Maka taqwa itu kira-kira bisa diterjemahkan dalam laku nyata dengan menghijrahkan semua menuju ujung jalan yang satu itu, yaitu Gusti Allah. Yang di bumi dilangitkan dan yang materi diruhanikan. Bukan malah sebaliknya.

Melangitkan yang di bumi

Kalau yang dari langit turun ke bumi itu namanya agama, syariat peribadahan, baik secara vertikal yang mengatur tata cara ritual yang langsung kepada Gusti Allah maupun secara horizontal yang mengatur tata cara berinteraksi dengan sesama makhluk.

Bagi saya pribadi, beragama adalah juga masalah rasa, bukan hanya masalah logika saja. Ajaran agama memang sangat bisa dilogikakan dan dibuktikan keilmiahannya misalnya, namun Dzatnya Gusti Allah itu sendiri sangat tidak mungkin dilogikakan, sebab yang namanya Tuhan itu pasti tak terbatas, maka bagaimana mungkin akal apalagi pikiran yang terbatas bisa menterjemahkan yang tak terbatas itu ? Hanya rasa yang bisa “ngeh” tentang Gusti Allah meski tetap saja dalam keterbatasannya itu sendiri. Rasa itu letaknya di hati dan rasa inilah yang utama menurut saya, sebab tanpa rasa maka manusia tak ubahnya seperti robot yang hanya bergerak secara mekanis sesuai kecerdasan yang ditanamkan di dalamnya, tak lebih dari itu.

Sebagaimana Gusti Allah sendiri yang Maha Indah dan Maha Lembut, maka manusia pun dibekali oleh keindahan dan kelembutan dalam hatinya, sehingga rasa yang terletak di dalam hati pun sebenarnya akan sangat mudah disentuh oleh keindahan dan kelembutan.

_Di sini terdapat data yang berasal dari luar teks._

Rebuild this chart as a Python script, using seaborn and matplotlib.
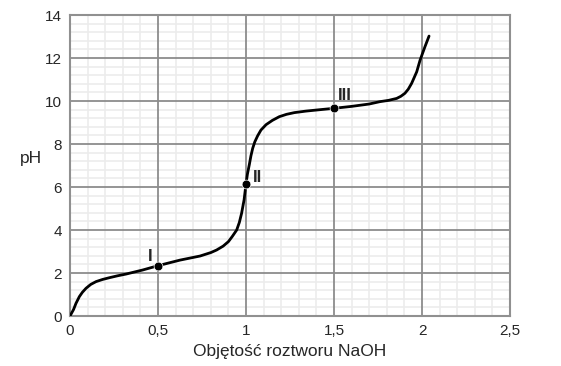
import matplotlib.pyplot as plt
import pandas as pd
import seaborn as sns
from matplotlib.ticker import MultipleLocator

# Titration curve
volume = [0.0, 0.02, 0.034, 0.053, 0.07, 0.091, 0.118, 0.148, 0.185, 0.223, 0.27, 0.318,
          0.413, 0.5, 0.625, 0.739, 0.8, 0.833, 0.87, 0.9, 0.922, 0.947, 0.962, 0.975, 0.989,
          1.0, 1.008, 1.019, 1.028, 1.038, 1.05, 1.066, 1.085, 1.114, 1.15, 1.189, 1.23,
          1.275, 1.34, 1.4, 1.5, 1.6, 1.7, 1.761, 1.81, 1.856, 1.88, 1.903, 1.922, 1.941,
          1.955, 1.97, 1.989, 2.017, 2.04]
ph = [0.0, 0.3, 0.59, 0.9, 1.1, 1.29, 1.47, 1.6, 1.7, 1.78, 1.87, 1.95,
      2.14, 2.34, 2.6, 2.79, 2.95, 3.07, 3.25, 3.46, 3.7, 4.0, 4.35, 4.78, 5.4,
      6.14, 6.6, 7.05, 7.45, 7.8, 8.1, 8.38, 8.65, 8.9, 9.1, 9.27, 9.38,
      9.46, 9.53, 9.58, 9.66, 9.75, 9.86, 9.97, 10.03, 10.12, 10.22, 10.36, 10.55, 10.82,
      11.08, 11.36, 11.9, 12.53, 13.02]

point_labels = ['I', 'II', 'III']
point_volume = [0.5, 1.0, 1.5]
point_ph = [2.34, 6.14, 9.66]

x_ticks = [0, 0.5, 1, 1.5, 2, 2.5]
x_tick_labels = ['0', '0,5', '1', '1,5', '2', '2,5']
y_ticks = [0, 2, 4, 6, 8, 10, 12, 14]

df = pd.DataFrame({'volume': volume, 'ph': ph})
df_pts = pd.DataFrame({'volume': point_volume, 'ph': point_ph, 'label': point_labels})

sns.set_style('white')
plt.rcParams['font.family'] = ['Liberation Sans', 'DejaVu Sans']

fig = plt.figure(figsize=(5.61, 3.66), dpi=100)
ax = fig.add_axes([0.1248, 0.1366, 0.7843, 0.8224])

sns.lineplot(data=df, x='volume', y='ph', color='black', linewidth=2, ax=ax, sort=False, zorder=3)
sns.scatterplot(data=df_pts, x='volume', y='ph', color='black', s=40, zorder=5, ax=ax)

# label offsets
offsets = {'I': (-0.03, 0.45, 'right'), 'II': (0.04, 0.3, 'left'), 'III': (0.02, 0.6, 'left')}
for _, r in df_pts.iterrows():
    dx, dy, ha = offsets[r['label']]
    ax.text(r['volume'] + dx, r['ph'] + dy, r['label'], fontsize=12,
            fontweight='bold', ha=ha, va='center')

ax.set_xlim(0, 2.5)
ax.set_ylim(0, 14)
ax.set_xticks(x_ticks)
ax.set_xticklabels(x_tick_labels)
ax.set_yticks(y_ticks)
ax.xaxis.set_minor_locator(MultipleLocator(0.1))
ax.yaxis.set_minor_locator(MultipleLocator(0.4))
ax.grid(which='minor', color='#ececec', linewidth=1.2, zorder=0.5)
ax.set_axisbelow(True)

# major grid on top of the minor one
for xv in x_ticks:
    ax.axvline(xv, color='#8c8c8c', linewidth=1.3, zorder=1)
for yv in y_ticks:
    ax.axhline(yv, color='#8c8c8c', linewidth=1.3, zorder=1)

for s in ax.spines.values():
    s.set_color('#909090')
    s.set_linewidth(1.5)
ax.tick_params(which='both', length=0, labelsize=11, pad=6)

ax.set_xlabel('Objętość roztworu NaOH', fontsize=12.5, labelpad=4)
ax.set_ylabel('pH', fontsize=12.5, rotation=0, labelpad=10)

fig.savefig('out.png', dpi=100)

Masalahnya adalah bahwa tak semua manusia mempunyai kepekaan rasa, salah satu sebabnya mungkin karena memang tak pernah memperhatikan rasanya, melulu hanya berfokus pada rasionalitas akalnya saja atau bahkan menuruti menggebunya syahwat saja. Maka rasa sebenarnya merupakan penengah atau pengendali dari rasionalitas akal dan tarikan syahwat, sehingga ada falsafah luhur yang mengatakan : ojo rumongso biso, nanging bisoho ngrumangsani – jangan merasa bisa namun bisakanlah merasakan.

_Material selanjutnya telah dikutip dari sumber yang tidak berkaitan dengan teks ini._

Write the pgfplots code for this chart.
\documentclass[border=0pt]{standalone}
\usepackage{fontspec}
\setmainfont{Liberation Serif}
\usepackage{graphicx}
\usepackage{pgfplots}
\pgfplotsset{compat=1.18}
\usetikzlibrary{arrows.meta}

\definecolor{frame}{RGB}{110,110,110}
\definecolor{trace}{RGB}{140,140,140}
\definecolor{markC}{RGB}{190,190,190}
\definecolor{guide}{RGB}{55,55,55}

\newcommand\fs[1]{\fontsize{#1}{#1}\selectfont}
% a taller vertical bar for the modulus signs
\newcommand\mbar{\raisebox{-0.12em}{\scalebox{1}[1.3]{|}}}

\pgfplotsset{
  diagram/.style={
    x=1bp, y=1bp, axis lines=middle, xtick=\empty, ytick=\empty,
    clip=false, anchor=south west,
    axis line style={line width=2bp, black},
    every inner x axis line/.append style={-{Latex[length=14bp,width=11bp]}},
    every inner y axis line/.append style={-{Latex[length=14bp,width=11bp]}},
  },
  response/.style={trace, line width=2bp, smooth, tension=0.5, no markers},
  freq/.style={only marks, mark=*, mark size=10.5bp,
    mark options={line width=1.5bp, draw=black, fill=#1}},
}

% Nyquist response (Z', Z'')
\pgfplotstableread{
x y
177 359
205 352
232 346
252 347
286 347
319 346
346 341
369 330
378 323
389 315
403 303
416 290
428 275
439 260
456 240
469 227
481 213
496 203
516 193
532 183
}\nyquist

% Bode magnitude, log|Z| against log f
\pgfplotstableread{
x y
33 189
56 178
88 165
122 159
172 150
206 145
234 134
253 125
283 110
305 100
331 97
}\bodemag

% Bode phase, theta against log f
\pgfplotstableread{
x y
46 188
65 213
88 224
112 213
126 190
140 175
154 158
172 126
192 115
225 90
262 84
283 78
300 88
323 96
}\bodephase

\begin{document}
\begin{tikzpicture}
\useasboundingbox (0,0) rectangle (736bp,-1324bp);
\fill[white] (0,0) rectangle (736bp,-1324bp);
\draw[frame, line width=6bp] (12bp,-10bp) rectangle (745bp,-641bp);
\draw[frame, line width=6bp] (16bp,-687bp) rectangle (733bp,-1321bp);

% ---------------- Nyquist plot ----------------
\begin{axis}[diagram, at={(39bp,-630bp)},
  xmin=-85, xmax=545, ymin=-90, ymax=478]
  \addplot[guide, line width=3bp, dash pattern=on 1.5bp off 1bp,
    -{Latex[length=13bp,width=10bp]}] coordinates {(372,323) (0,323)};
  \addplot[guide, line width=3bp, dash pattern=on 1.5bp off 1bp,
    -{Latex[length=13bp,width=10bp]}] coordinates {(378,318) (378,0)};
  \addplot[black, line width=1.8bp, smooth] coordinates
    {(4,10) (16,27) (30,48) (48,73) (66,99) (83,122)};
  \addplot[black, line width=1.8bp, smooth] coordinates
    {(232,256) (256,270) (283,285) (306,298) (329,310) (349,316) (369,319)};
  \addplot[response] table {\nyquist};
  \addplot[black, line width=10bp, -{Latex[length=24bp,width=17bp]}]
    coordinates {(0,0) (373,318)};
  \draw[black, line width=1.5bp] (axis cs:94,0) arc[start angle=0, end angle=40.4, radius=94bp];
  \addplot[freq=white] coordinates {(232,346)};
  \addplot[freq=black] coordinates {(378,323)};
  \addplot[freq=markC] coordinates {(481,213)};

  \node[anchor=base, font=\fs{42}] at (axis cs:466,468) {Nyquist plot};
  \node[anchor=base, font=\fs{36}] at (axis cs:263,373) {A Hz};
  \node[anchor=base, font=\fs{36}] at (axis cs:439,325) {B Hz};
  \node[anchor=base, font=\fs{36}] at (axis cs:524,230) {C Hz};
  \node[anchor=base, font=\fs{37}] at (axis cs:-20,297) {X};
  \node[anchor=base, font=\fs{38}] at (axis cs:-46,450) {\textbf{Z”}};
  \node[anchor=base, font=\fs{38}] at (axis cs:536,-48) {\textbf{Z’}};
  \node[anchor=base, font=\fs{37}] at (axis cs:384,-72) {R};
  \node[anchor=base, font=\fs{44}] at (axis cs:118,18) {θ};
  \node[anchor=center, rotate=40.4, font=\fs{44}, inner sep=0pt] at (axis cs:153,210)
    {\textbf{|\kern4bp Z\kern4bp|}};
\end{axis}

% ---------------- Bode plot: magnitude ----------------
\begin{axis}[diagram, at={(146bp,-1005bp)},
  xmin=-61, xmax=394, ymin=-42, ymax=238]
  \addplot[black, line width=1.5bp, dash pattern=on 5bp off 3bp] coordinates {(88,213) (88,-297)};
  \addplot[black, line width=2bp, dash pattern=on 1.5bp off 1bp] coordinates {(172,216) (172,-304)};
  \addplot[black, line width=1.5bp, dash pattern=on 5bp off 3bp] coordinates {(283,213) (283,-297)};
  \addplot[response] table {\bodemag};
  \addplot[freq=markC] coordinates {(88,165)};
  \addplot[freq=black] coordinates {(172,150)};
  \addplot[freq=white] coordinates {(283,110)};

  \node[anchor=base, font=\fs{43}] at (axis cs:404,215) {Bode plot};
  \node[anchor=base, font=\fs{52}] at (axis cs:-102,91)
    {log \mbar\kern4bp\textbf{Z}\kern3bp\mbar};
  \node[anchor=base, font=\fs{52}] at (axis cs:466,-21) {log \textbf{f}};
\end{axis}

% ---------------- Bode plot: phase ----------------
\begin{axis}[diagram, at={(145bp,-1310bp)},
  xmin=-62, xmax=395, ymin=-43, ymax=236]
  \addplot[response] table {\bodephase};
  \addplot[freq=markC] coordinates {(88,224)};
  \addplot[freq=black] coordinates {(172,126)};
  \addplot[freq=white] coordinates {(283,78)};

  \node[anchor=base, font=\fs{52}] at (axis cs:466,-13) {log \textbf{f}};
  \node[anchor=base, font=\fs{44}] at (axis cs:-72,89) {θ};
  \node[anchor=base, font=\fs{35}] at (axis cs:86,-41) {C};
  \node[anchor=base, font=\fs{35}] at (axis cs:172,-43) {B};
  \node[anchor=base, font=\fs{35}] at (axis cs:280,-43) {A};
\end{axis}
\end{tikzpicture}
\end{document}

Dari keindahan rasa dan kelembutan rasa dalam hati manusia inilah yang akhirnya mewujud dalam sebuah ekspresi seni. Seni merupakan lingkup kecil yang menjadi salah satu unsur dari budaya [bumi] sebagai bentuk kreativitas manusia dan ini bukanlah agama [langit], maka melangitkan yang ada di bumi berarti bagaimana kreativitas manusia dalam seni dan budayanya ini bisa menggugah kesadaran untuk lebih bisa merasakan Gusti Allah [manjingke iman] yang berarti seni dalam lingkup yang kecil yang tertampung dalam lingkup besar budaya haruslah bisa menghaluskan rasa serta mematangkan jiwa. Yang demikian itu, menurut saya berciri pada proses yang tidak instan bahkan kelihatannya rumit karena memerlukan pengendapan [sebagai laku] sehingga dalam berkesenian pelaku dan penikmatnya seakan mengalami kelambatan waktu [dengan efek mempercepat mencahaya].

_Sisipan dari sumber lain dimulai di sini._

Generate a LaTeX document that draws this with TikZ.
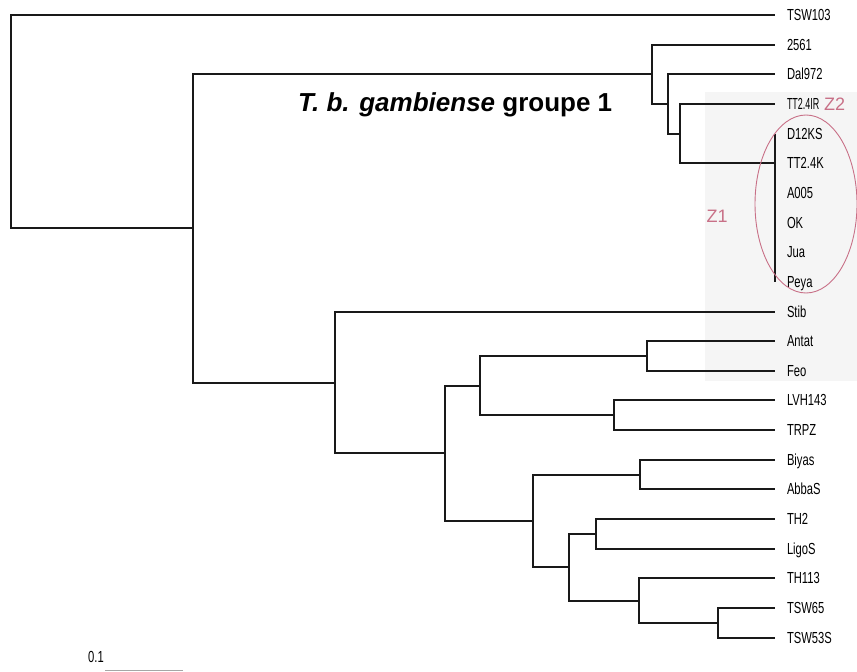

Mungkin Panjenengan bisa mengamati sendiri, di antaranya pada seni batik, kaligrafi, puisi, pergelaran wayang kulit pakem dan lainnya, juga pada berbagai tradisi seperti ruwatan, neloni, mitoni, tudun lemah, midodareni dan lainnya. Semua hal itu sarat dengan berbagai tahapan dan sarat pula dengan kedalaman makna, tentu saja bagi yang paham atau membuka diri untuk mau memahaminya. Di situlah letak kata kunci bertasbih semua yang ada di langit dan di bumi, serta manusia [kholifah] sebagi pusat orbitasinya dalam kerangka bertasbih pada Gusti Allah. Di situ ada password untuk saling berinteraksi di antara sesama makhluk dalam memayu hayuning bawono, membawa rahmat bagi semesta alam yang pada ujungnya tiada lain adalah mengabdi padaNya.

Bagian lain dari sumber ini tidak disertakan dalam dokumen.